COMPARE this year’s Tory conference in Manchester with the party’s gathering at the same venue two years ago – which ended with that now-infamous Theresa May speech. Then, ministers barely uttered the words “Northern Powerhouse”.
Now, after two wasted years, the phrase is sharing top billing with “Get Brexit Done” – Boris Johnson’s central message.
And, thanks in no small part to the Power Up The North campaign driven by The Yorkshire Post and 30 newspapers, there is belated recognition that the North should be driving forward the national economy.
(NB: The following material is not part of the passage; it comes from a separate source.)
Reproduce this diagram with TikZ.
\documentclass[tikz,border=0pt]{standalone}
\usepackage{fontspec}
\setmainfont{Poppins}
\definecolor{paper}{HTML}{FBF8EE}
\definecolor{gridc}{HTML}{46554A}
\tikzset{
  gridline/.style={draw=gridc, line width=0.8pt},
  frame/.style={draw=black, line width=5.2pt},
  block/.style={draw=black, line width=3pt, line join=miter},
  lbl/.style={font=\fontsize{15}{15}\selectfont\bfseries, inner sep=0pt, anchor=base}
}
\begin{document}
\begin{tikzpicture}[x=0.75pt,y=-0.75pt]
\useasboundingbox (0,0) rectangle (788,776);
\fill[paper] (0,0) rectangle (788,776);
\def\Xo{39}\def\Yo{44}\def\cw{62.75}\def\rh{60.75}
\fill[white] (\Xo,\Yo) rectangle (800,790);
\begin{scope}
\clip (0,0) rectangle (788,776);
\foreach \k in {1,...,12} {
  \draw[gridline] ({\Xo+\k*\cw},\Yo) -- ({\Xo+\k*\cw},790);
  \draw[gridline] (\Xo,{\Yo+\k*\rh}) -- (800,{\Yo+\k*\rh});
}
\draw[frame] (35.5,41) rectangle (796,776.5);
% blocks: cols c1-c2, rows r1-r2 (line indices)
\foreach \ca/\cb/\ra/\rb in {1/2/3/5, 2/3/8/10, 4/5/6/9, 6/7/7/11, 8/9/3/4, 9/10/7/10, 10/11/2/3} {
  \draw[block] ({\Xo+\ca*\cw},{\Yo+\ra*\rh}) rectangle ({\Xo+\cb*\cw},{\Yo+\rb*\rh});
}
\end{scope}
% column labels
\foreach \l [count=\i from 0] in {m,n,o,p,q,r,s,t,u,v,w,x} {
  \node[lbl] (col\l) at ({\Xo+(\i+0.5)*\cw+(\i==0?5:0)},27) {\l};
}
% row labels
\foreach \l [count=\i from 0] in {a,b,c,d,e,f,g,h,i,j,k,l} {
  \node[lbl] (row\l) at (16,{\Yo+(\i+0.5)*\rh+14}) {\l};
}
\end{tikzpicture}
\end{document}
Even Treasury chief secretary Rishi Sunak, the Richmond MP, appeared taken aback when it took him two hours to travel by train from Northallerton to Manchester while Jake Berry, the Northern Powerhouse Minister, told delegates of his shame that “crap” Pacers, the trains that took him to and from school 35 years ago, are still in service here.
The recounting of these experiences, all too familiar to commuters here, will certainly help to ensure Mr Johnson does honour the many positive commitments to this region he has already made as Prime Minister.
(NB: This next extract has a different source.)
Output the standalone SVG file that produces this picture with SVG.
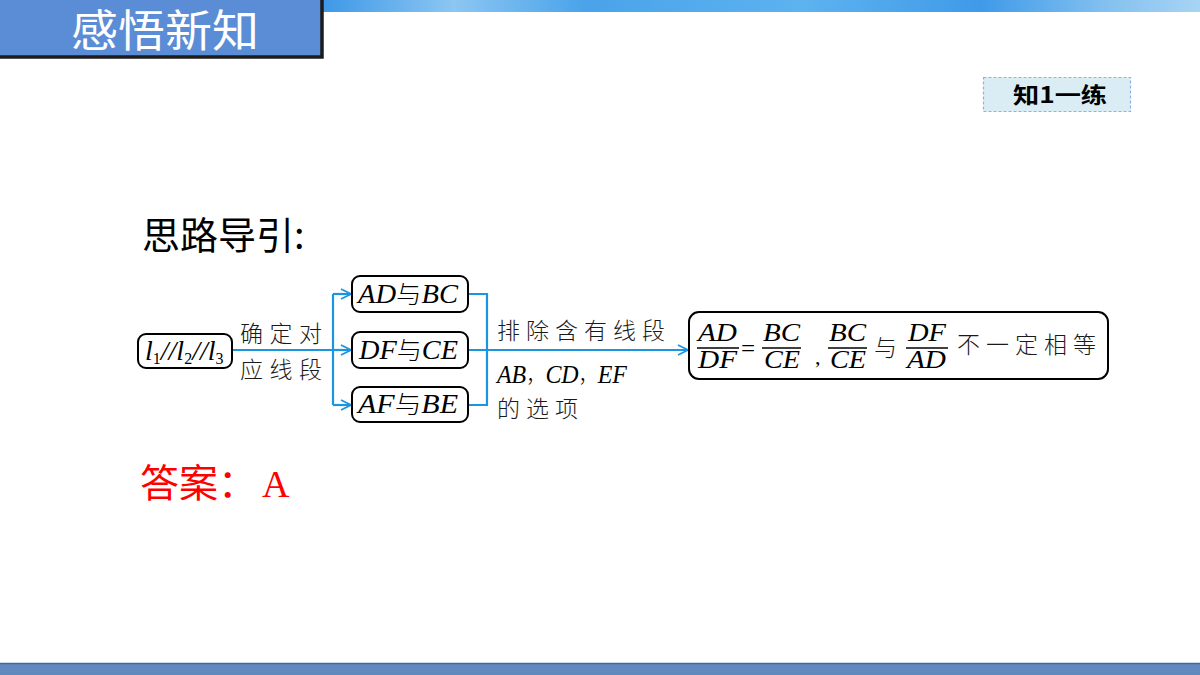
<svg xmlns="http://www.w3.org/2000/svg" width="1200" height="675" viewBox="0 0 1200 675">
<style>
.cjk{font-family:"Noto Sans CJK SC","Noto Sans",sans-serif;}
.lbl{font-family:"Noto Sans CJK SC",sans-serif;font-weight:300;font-size:23px;fill:#1a1a1a;}
.it{font-family:"Liberation Serif","Noto Sans CJK SC",serif;font-style:italic;fill:#000;}
.box{fill:#fff;stroke:#000;stroke-width:2;}
.conn{fill:none;stroke:#1b95e0;stroke-width:2.2;}
.frac{stroke:#000;stroke-width:1.6;}
</style>
<defs>
<linearGradient id="ban" x1="0" y1="0" x2="1" y2="0">
<stop offset="0" stop-color="#3d98e6"/>
<stop offset="0.15" stop-color="#8cc6f2"/>
<stop offset="0.3" stop-color="#4aa3ea"/>
<stop offset="0.55" stop-color="#5db2ef"/>
<stop offset="0.75" stop-color="#3f9ae8"/>
<stop offset="0.9" stop-color="#86c2f0"/>
<stop offset="1" stop-color="#a8d4f4"/>
</linearGradient>
<marker id="arr" viewBox="0 0 12 12" refX="11" refY="6" markerWidth="12" markerHeight="12" markerUnits="userSpaceOnUse" orient="auto">
<path d="M1,1 L11,6 L1,11" fill="none" stroke="#1b95e0" stroke-width="1.8"/>
</marker>
</defs>
<rect width="1200" height="675" fill="#fff"/>
<g id="banner">
<rect x="322" y="0" width="878" height="12" fill="url(#ban)"/>
</g>
<g id="title">
<rect x="-4" y="-4" width="326" height="61" fill="#5a8dd6" stroke="#1c1c1c" stroke-width="3.5"/>
<text x="71" y="47" class="cjk" font-size="44" fill="#fff" textLength="188" lengthAdjust="spacingAndGlyphs">感悟新知</text>
</g>
<g id="tag">
<rect x="983.5" y="77.5" width="147" height="34" fill="#daedf4" stroke="#8fb2e2" stroke-width="1.2" stroke-dasharray="3,2"/>
<text x="1013" y="103" class="cjk" font-size="22" font-weight="bold" fill="#000" textLength="94" lengthAdjust="spacingAndGlyphs">知1一练</text>
</g>
<g id="heading">
<text x="142" y="249" class="cjk" font-size="38" fill="#000">思路导引:</text>
</g>
<g id="connectors">
<path class="conn" d="M232,350 H333"/>
<path class="conn" d="M333,294 V405"/>
<path class="conn" d="M333,294 H351" marker-end="url(#arr)"/>
<path class="conn" d="M333,350 H351" marker-end="url(#arr)"/>
<path class="conn" d="M333,405 H351" marker-end="url(#arr)"/>
<path class="conn" d="M468,294 H487 V405 H468"/>
<path class="conn" d="M468,350 H688" marker-end="url(#arr)"/>
</g>
<g id="node-l">
<rect class="box" x="138" y="334" width="94" height="34" rx="8"/>
<text x="145" y="360" class="it" font-size="28">l<tspan font-size="16" font-style="normal" dy="4">1</tspan><tspan dy="-4">//l</tspan><tspan font-size="16" font-style="normal" dy="4">2</tspan><tspan dy="-4">//l</tspan><tspan font-size="16" font-style="normal" dy="4">3</tspan></text>
</g>
<g id="label-left">
<text x="240" y="342" class="lbl" textLength="82">确定对</text>
<text x="240" y="378" class="lbl" textLength="82">应线段</text>
</g>
<g id="node-adbc">
<rect class="box" x="352" y="276" width="116" height="36" rx="8"/>
<text x="358" y="303" class="it" font-size="27" textLength="100" lengthAdjust="spacingAndGlyphs">AD<tspan font-style="normal" font-family="Noto Sans CJK SC" font-weight="300" font-size="24">与</tspan>BC</text>
</g>
<g id="node-dfce">
<rect class="box" x="352" y="332" width="116" height="36" rx="8"/>
<text x="359" y="359" class="it" font-size="27" textLength="99" lengthAdjust="spacingAndGlyphs">DF<tspan font-style="normal" font-family="Noto Sans CJK SC" font-weight="300" font-size="24">与</tspan>CE</text>
</g>
<g id="node-afbe">
<rect class="box" x="352" y="387" width="116" height="35" rx="8"/>
<text x="358" y="413" class="it" font-size="27" textLength="100" lengthAdjust="spacingAndGlyphs">AF<tspan font-style="normal" font-family="Noto Sans CJK SC" font-weight="300" font-size="24">与</tspan>BE</text>
</g>
<g id="label-right">
<text x="497" y="339" class="lbl" textLength="168">排除含有线段</text>
<text x="497" y="383" class="it" font-size="25" textLength="130" lengthAdjust="spacingAndGlyphs">AB<tspan font-style="normal" font-family="Noto Sans CJK SC" font-weight="300" font-size="20">，</tspan>CD<tspan font-style="normal" font-family="Noto Sans CJK SC" font-weight="300" font-size="20">，</tspan>EF</text>
<text x="497" y="417" class="lbl" textLength="81">的选项</text>
</g>
<g id="node-result">
<rect class="box" x="689" y="312" width="419" height="67" rx="10"/>
<text x="698" y="341" class="it" font-size="25" textLength="39" lengthAdjust="spacingAndGlyphs">AD</text>
<line class="frac" x1="697" y1="348" x2="739" y2="348"/>
<text x="698" y="368" class="it" font-size="25" textLength="39" lengthAdjust="spacingAndGlyphs">DF</text>
<text x="741" y="357" font-family="Liberation Serif,serif" font-size="25" fill="#000">=</text>
<text x="763" y="341" class="it" font-size="25" textLength="37" lengthAdjust="spacingAndGlyphs">BC</text>
<line class="frac" x1="762" y1="348" x2="801" y2="348"/>
<text x="764" y="368" class="it" font-size="25" textLength="36" lengthAdjust="spacingAndGlyphs">CE</text>
<text x="815" y="364" font-family="Liberation Serif,serif" font-size="22" fill="#000">,</text>
<text x="829" y="341" class="it" font-size="25" textLength="37" lengthAdjust="spacingAndGlyphs">BC</text>
<line class="frac" x1="828" y1="348" x2="867" y2="348"/>
<text x="830" y="368" class="it" font-size="25" textLength="36" lengthAdjust="spacingAndGlyphs">CE</text>
<text x="874" y="356" class="lbl" font-size="22">与</text>
<text x="908" y="341" class="it" font-size="25" textLength="38" lengthAdjust="spacingAndGlyphs">DF</text>
<line class="frac" x1="906" y1="348" x2="948" y2="348"/>
<text x="907" y="368" class="it" font-size="25" textLength="39" lengthAdjust="spacingAndGlyphs">AD</text>
<text x="957" y="353" class="lbl" font-size="24" textLength="139">不一定相等</text>
</g>
<g id="answer">
<text x="140" y="497" class="cjk" font-size="39" fill="#ff0000">答案：</text>
<text x="262" y="497" font-family="Liberation Serif,serif" font-size="38" fill="#ff0000">A</text>
</g>
<g id="footer">
<rect x="0" y="663" width="1200" height="12" fill="#6289be"/>
<line x1="0" y1="663.5" x2="1200" y2="663.5" stroke="#3b69a6" stroke-width="1.5"/>
</g>
</svg>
But they also show the devolution of decision-making powers will only be of limited effect unless the North has the type of rail infrastructure and frequency of service that other parts of the country take for granted.
And while HS2 is in abeyance for now as the Government undertakes its promised review, this hiatus – coupled with the national uncertainty over Brexit, the fate of Mr Johnson and the timing of the next election – must not stand in the way of improvements to commuter services on the railways and the overhaul of the fleet of buses serving communities across Yorkshire.
Irrespective of the final outcome of Brexit, public transport will remain one of the North’s most pressing priorities.